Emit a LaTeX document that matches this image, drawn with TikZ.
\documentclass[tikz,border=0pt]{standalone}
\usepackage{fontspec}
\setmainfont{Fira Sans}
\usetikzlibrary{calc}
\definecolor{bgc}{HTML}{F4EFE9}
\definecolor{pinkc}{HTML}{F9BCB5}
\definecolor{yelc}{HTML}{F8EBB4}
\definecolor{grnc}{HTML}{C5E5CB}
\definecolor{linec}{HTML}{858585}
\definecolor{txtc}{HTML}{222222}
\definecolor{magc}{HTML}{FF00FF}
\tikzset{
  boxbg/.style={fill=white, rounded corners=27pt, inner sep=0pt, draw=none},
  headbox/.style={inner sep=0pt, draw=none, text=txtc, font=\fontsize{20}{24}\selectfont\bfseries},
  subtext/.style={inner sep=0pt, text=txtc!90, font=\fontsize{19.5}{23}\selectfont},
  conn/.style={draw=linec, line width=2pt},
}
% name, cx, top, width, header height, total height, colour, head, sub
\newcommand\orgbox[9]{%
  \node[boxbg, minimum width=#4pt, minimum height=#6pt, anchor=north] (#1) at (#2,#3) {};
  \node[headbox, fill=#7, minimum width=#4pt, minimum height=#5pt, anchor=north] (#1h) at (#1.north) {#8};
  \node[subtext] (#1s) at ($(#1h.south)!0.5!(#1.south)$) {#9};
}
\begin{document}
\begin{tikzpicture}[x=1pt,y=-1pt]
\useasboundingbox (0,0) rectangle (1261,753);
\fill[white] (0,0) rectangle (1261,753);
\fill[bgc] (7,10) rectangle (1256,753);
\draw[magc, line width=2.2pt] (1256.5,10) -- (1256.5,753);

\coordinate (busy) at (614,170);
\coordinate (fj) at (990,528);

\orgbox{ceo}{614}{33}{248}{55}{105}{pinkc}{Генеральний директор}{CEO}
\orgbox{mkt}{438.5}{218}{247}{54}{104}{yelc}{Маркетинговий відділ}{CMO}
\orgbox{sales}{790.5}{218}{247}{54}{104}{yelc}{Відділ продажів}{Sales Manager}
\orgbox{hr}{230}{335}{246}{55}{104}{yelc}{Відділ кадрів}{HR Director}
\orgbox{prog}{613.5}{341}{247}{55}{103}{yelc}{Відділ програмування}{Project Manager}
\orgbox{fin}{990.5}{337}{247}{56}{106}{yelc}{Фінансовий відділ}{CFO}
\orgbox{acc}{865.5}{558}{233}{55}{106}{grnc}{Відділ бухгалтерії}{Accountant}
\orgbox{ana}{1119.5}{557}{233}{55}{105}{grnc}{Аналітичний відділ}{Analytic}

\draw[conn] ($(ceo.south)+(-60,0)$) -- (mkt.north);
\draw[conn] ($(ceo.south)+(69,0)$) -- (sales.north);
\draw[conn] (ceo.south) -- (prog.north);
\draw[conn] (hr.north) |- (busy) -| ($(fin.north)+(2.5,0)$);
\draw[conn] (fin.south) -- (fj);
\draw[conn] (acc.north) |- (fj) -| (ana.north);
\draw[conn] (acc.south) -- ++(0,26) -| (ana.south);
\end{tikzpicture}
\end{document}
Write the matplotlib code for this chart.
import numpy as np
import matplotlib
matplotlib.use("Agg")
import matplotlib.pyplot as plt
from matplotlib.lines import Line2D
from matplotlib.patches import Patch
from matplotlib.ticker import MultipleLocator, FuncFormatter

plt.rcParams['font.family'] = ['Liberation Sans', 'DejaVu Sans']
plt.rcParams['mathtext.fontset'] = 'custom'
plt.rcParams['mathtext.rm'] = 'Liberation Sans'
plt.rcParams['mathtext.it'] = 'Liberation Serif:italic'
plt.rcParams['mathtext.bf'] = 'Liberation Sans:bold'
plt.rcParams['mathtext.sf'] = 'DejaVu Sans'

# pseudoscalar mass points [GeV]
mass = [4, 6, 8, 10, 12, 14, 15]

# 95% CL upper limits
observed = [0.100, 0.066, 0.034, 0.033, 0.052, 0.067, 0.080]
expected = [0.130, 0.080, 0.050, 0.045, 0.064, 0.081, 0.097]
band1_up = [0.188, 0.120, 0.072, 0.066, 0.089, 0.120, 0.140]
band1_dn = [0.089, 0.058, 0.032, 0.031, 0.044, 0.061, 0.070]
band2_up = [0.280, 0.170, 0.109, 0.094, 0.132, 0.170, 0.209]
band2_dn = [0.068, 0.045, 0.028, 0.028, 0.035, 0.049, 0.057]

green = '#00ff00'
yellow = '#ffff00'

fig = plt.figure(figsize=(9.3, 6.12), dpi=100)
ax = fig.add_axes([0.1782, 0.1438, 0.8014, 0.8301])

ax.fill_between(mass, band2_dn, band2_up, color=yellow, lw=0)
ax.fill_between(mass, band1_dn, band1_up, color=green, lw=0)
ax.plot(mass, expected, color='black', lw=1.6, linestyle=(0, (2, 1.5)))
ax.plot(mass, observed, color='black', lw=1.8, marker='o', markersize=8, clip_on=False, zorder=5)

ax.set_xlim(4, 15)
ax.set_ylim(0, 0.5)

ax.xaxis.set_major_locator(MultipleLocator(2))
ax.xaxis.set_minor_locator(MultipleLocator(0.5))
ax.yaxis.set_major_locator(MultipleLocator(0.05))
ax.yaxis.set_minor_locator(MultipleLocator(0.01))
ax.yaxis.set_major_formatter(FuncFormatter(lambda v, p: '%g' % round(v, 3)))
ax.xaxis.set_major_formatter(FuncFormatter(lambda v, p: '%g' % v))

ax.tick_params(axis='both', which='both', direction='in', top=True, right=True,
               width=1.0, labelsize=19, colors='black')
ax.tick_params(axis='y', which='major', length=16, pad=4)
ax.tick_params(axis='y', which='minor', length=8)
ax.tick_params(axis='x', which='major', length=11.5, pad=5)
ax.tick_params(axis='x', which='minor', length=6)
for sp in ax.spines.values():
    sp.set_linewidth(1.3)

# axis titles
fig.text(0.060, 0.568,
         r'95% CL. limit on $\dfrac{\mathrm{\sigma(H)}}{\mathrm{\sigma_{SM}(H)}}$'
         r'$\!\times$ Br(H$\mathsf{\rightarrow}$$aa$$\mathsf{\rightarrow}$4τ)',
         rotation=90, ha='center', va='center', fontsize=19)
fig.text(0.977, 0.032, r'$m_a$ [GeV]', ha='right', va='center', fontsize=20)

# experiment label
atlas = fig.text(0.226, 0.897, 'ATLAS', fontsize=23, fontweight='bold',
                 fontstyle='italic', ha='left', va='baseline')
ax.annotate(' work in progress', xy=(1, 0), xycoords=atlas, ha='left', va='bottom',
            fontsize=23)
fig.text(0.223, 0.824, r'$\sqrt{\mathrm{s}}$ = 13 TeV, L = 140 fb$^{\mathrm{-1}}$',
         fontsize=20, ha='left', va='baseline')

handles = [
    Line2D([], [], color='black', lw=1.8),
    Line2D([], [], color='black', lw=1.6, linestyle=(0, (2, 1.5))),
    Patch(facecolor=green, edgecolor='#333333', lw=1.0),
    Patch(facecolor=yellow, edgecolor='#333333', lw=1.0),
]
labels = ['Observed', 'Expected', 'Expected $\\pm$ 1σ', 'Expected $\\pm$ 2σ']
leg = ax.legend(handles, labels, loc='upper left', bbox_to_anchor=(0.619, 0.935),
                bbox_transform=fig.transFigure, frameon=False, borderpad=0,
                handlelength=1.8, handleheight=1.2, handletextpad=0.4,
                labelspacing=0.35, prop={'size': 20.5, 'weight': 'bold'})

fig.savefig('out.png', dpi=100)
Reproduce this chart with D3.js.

Request
Both the line with "Write the matplotlib code for this chart." and the line with "ax.set_ylim(0, 0.5)" belong in the answer; write them out exactly, with every line between.

Task result
Write the matplotlib code for this chart.
import numpy as np
import matplotlib
matplotlib.use("Agg")
import matplotlib.pyplot as plt
from matplotlib.lines import Line2D
from matplotlib.patches import Patch
from matplotlib.ticker import MultipleLocator, FuncFormatter

plt.rcParams['font.family'] = ['Liberation Sans', 'DejaVu Sans']
plt.rcParams['mathtext.fontset'] = 'custom'
plt.rcParams['mathtext.rm'] = 'Liberation Sans'
plt.rcParams['mathtext.it'] = 'Liberation Serif:italic'
plt.rcParams['mathtext.bf'] = 'Liberation Sans:bold'
plt.rcParams['mathtext.sf'] = 'DejaVu Sans'

# pseudoscalar mass points [GeV]
mass = [4, 6, 8, 10, 12, 14, 15]

# 95% CL upper limits
observed = [0.100, 0.066, 0.034, 0.033, 0.052, 0.067, 0.080]
expected = [0.130, 0.080, 0.050, 0.045, 0.064, 0.081, 0.097]
band1_up = [0.188, 0.120, 0.072, 0.066, 0.089, 0.120, 0.140]
band1_dn = [0.089, 0.058, 0.032, 0.031, 0.044, 0.061, 0.070]
band2_up = [0.280, 0.170, 0.109, 0.094, 0.132, 0.170, 0.209]
band2_dn = [0.068, 0.045, 0.028, 0.028, 0.035, 0.049, 0.057]

green = '#00ff00'
yellow = '#ffff00'

fig = plt.figure(figsize=(9.3, 6.12), dpi=100)
ax = fig.add_axes([0.1782, 0.1438, 0.8014, 0.8301])

ax.fill_between(mass, band2_dn, band2_up, color=yellow, lw=0)
ax.fill_between(mass, band1_dn, band1_up, color=green, lw=0)
ax.plot(mass, expected, color='black', lw=1.6, linestyle=(0, (2, 1.5)))
ax.plot(mass, observed, color='black', lw=1.8, marker='o', markersize=8, clip_on=False, zorder=5)

ax.set_xlim(4, 15)
ax.set_ylim(0, 0.5)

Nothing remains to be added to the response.